• **Description of the task**:
Please transcribe the data below exactly. Leave the pictures out.
◇ ◇ ◇ ◇ ◇ ◇ ◇
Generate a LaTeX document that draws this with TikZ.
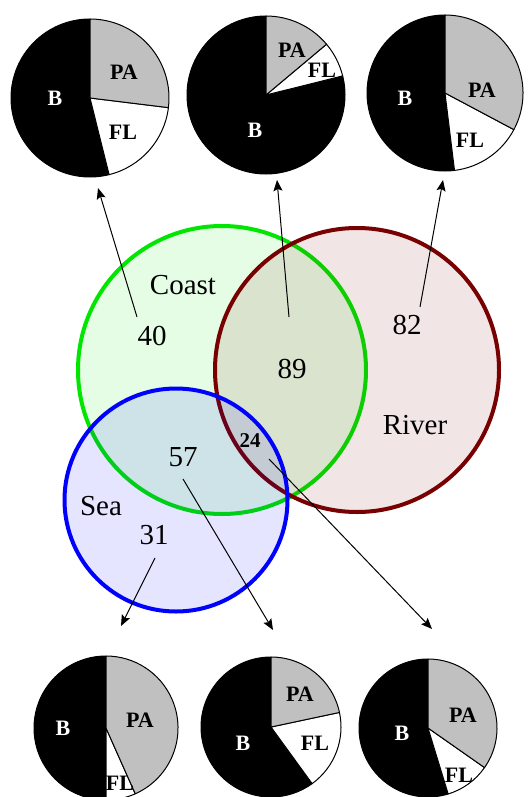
\documentclass[tikz,border=0pt]{standalone}
\usepackage{fontspec}
\setmainfont{Liberation Serif}
\usetikzlibrary{arrows.meta}
\definecolor{coastgreen}{RGB}{0,230,0}
\definecolor{riverbrown}{RGB}{120,0,0}
\definecolor{seablue}{RGB}{0,0,255}
\definecolor{pagray}{RGB}{192,192,192}
\tikzset{venn/.style={circle, line width=4pt, inner sep=0pt, fill opacity=0.1, draw opacity=1}}
\tikzset{setname/.style={font=\fontsize{29}{32}\selectfont, inner sep=0pt}}
\tikzset{tally/.style={font=\fontsize{29}{32}\selectfont, inner sep=0pt}}
\tikzset{smalltally/.style={font=\fontsize{21}{24}\selectfont\bfseries, inner sep=0pt}}
\tikzset{slice/.style={draw=black, line width=1pt, line join=round}}
\tikzset{slicelabel/.style={font=\fontsize{22}{24}\selectfont\bfseries, inner sep=0pt}}
\tikzset{link/.style={line width=1pt, -{Stealth[length=11pt, width=9pt, inset=2pt]}}}
\newcommand{\drawpie}[5]{%
  \coordinate (#1) at #2;
  \pgfmathsetmacro{\bend}{360+(#5)}
  \filldraw[slice, fill=black] (#1) -- ++(90:#3) arc[start angle=90, end angle=\bend, radius=#3] -- cycle;
  \filldraw[slice, fill=white] (#1) -- ++(#5:#3) arc[start angle=#5, end angle=#4, radius=#3] -- cycle;
  \filldraw[slice, fill=pagray] (#1) -- ++(#4:#3) arc[start angle=#4, end angle=90, radius=#3] -- cycle;
}

\begin{document}
\begin{tikzpicture}[x=1pt, y=1pt]
  \useasboundingbox (0,0) rectangle (529,-797);
  \node[venn, draw=coastgreen, fill=coastgreen, minimum size=288pt] (coast) at (222,-370) {};
  \node[venn, draw=riverbrown, fill=riverbrown, minimum size=284pt] (river) at (357,-370) {};
  \node[venn, draw=seablue, fill=seablue, minimum size=223pt] (sea) at (176,-500) {};

  \node[setname] (coastname) at (183,-285) {Coast};
  \node[setname] (rivername) at (415,-425) {River};
  \node[setname] (seaname) at (101,-506) {Sea};
  \node[tally] (n40) at (152,-336) {40};
  \node[tally] (n89) at (292,-369) {89};
  \node[tally] (n82) at (407,-325) {82};
  \node[tally] (n57) at (183,-457) {57};
  \node[tally] (n31) at (154,-535) {31};
  \node[smalltally] (n24) at (250,-441) {24};

  \drawpie{pieA}{(90,-98)}{79}{-7}{-76}
  \drawpie{pieB}{(266,-95)}{79}{40}{14}
  \drawpie{pieC}{(445,-93)}{78}{-28}{-83}
  \drawpie{pieD}{(106,-728)}{72}{-66}{-90}
  \drawpie{pieE}{(271,-727)}{70}{12}{-54}
  \drawpie{pieF}{(428,-728)}{69}{-35}{-73}

  \node[slicelabel, white] (pieAb) at (55,-98) {B};
  \node[slicelabel] (pieApa) at (124,-72) {PA};
  \node[slicelabel] (pieAfl) at (123,-132) {FL};
  \node[slicelabel] (pieBpa) at (292,-50) {PA};
  \node[slicelabel] (pieBfl) at (322,-70) {FL};
  \node[slicelabel, white] (pieBb) at (255,-130) {B};
  \node[slicelabel, white] (pieCb) at (405,-98) {B};
  \node[slicelabel] (pieCpa) at (482,-90) {PA};
  \node[slicelabel] (pieCfl) at (470,-140) {FL};
  \node[slicelabel, white] (pieDb) at (63,-728) {B};
  \node[slicelabel] (pieDpa) at (140,-720) {PA};
  \node[slicelabel] (pieDfl) at (120,-783) {FL};
  \node[slicelabel] (pieEpa) at (300,-694) {PA};
  \node[slicelabel] (pieEfl) at (315,-743) {FL};
  \node[slicelabel, white] (pieEb) at (243,-743) {B};
  \node[slicelabel, white] (pieFb) at (402,-733) {B};
  \node[slicelabel] (pieFpa) at (463,-715) {PA};
  \node[slicelabel] (pieFfl) at (459,-775) {FL};

  \coordinate (from40) at (137,-317);
  \coordinate (from89) at (289,-317);
  \coordinate (from82) at (420,-307);
  \coordinate (from24) at (269,-459);
  \coordinate (from57) at (183,-479);
  \coordinate (from31) at (155,-558);
  \coordinate (to40) at (98,-188);
  \coordinate (to89) at (277,-180);
  \coordinate (to82) at (443,-180);
  \coordinate (to24) at (432,-629);
  \coordinate (to57) at (273,-630);
  \coordinate (to31) at (121,-626);
  \foreach \n in {40, 89, 82, 24, 57, 31} {
    \draw[link] (from\n) -- (to\n);
  }
\end{tikzpicture}
\end{document}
◇ ◇ ◇ ◇ ◇ ◇ ◇
• **Solution for this exercise**:
Generate a LaTeX document that draws this with TikZ.
\documentclass[tikz,border=0pt]{standalone}
\usepackage{fontspec}
\setmainfont{Liberation Serif}
\usetikzlibrary{arrows.meta}
\definecolor{coastgreen}{RGB}{0,230,0}
\definecolor{riverbrown}{RGB}{120,0,0}
\definecolor{seablue}{RGB}{0,0,255}
\definecolor{pagray}{RGB}{192,192,192}
\tikzset{venn/.style={circle, line width=4pt, inner sep=0pt, fill opacity=0.1, draw opacity=1}}
\tikzset{setname/.style={font=\fontsize{29}{32}\selectfont, inner sep=0pt}}
\tikzset{tally/.style={font=\fontsize{29}{32}\selectfont, inner sep=0pt}}
\tikzset{smalltally/.style={font=\fontsize{21}{24}\selectfont\bfseries, inner sep=0pt}}
\tikzset{slice/.style={draw=black, line width=1pt, line join=round}}
\tikzset{slicelabel/.style={font=\fontsize{22}{24}\selectfont\bfseries, inner sep=0pt}}
\tikzset{link/.style={line width=1pt, -{Stealth[length=11pt, width=9pt, inset=2pt]}}}
\newcommand{\drawpie}[5]{%
  \coordinate (#1) at #2;
  \pgfmathsetmacro{\bend}{360+(#5)}
  \filldraw[slice, fill=black] (#1) -- ++(90:#3) arc[start angle=90, end angle=\bend, radius=#3] -- cycle;
  \filldraw[slice, fill=white] (#1) -- ++(#5:#3) arc[start angle=#5, end angle=#4, radius=#3] -- cycle;
  \filldraw[slice, fill=pagray] (#1) -- ++(#4:#3) arc[start angle=#4, end angle=90, radius=#3] -- cycle;
}

\begin{document}
\begin{tikzpicture}[x=1pt, y=1pt]
  \useasboundingbox (0,0) rectangle (529,-797);
  \node[venn, draw=coastgreen, fill=coastgreen, minimum size=288pt] (coast) at (222,-370) {};
  \node[venn, draw=riverbrown, fill=riverbrown, minimum size=284pt] (river) at (357,-370) {};
  \node[venn, draw=seablue, fill=seablue, minimum size=223pt] (sea) at (176,-500) {};

  \node[setname] (coastname) at (183,-285) {Coast};
  \node[setname] (rivername) at (415,-425) {River};
  \node[setname] (seaname) at (101,-506) {Sea};
  \node[tally] (n40) at (152,-336) {40};
  \node[tally] (n89) at (292,-369) {89};
  \node[tally] (n82) at (407,-325) {82};
  \node[tally] (n57) at (183,-457) {57};
  \node[tally] (n31) at (154,-535) {31};
  \node[smalltally] (n24) at (250,-441) {24};

  \drawpie{pieA}{(90,-98)}{79}{-7}{-76}
  \drawpie{pieB}{(266,-95)}{79}{40}{14}
  \drawpie{pieC}{(445,-93)}{78}{-28}{-83}
  \drawpie{pieD}{(106,-728)}{72}{-66}{-90}
  \drawpie{pieE}{(271,-727)}{70}{12}{-54}
  \drawpie{pieF}{(428,-728)}{69}{-35}{-73}

  \node[slicelabel, white] (pieAb) at (55,-98) {B};
  \node[slicelabel] (pieApa) at (124,-72) {PA};
  \node[slicelabel] (pieAfl) at (123,-132) {FL};
  \node[slicelabel] (pieBpa) at (292,-50) {PA};
  \node[slicelabel] (pieBfl) at (322,-70) {FL};
  \node[slicelabel, white] (pieBb) at (255,-130) {B};
  \node[slicelabel, white] (pieCb) at (405,-98) {B};
  \node[slicelabel] (pieCpa) at (482,-90) {PA};
  \node[slicelabel] (pieCfl) at (470,-140) {FL};
  \node[slicelabel, white] (pieDb) at (63,-728) {B};
  \node[slicelabel] (pieDpa) at (140,-720) {PA};
  \node[slicelabel] (pieDfl) at (120,-783) {FL};
  \node[slicelabel] (pieEpa) at (300,-694) {PA};
  \node[slicelabel] (pieEfl) at (315,-743) {FL};
  \node[slicelabel, white] (pieEb) at (243,-743) {B};
  \node[slicelabel, white] (pieFb) at (402,-733) {B};
  \node[slicelabel] (pieFpa) at (463,-715) {PA};
  \node[slicelabel] (pieFfl) at (459,-775) {FL};

  \coordinate (from40) at (137,-317);
  \coordinate (from89) at (289,-317);
  \coordinate (from82) at (420,-307);
  \coordinate (from24) at (269,-459);
  \coordinate (from57) at (183,-479);
  \coordinate (from31) at (155,-558);
  \coordinate (to40) at (98,-188);
  \coordinate (to89) at (277,-180);
  \coordinate (to82) at (443,-180);
  \coordinate (to24) at (432,-629);
  \coordinate (to57) at (273,-630);
  \coordinate (to31) at (121,-626);
  \foreach \n in {40, 89, 82, 24, 57, 31} {
    \draw[link] (from\n) -- (to\n);
  }
\end{tikzpicture}
\end{document}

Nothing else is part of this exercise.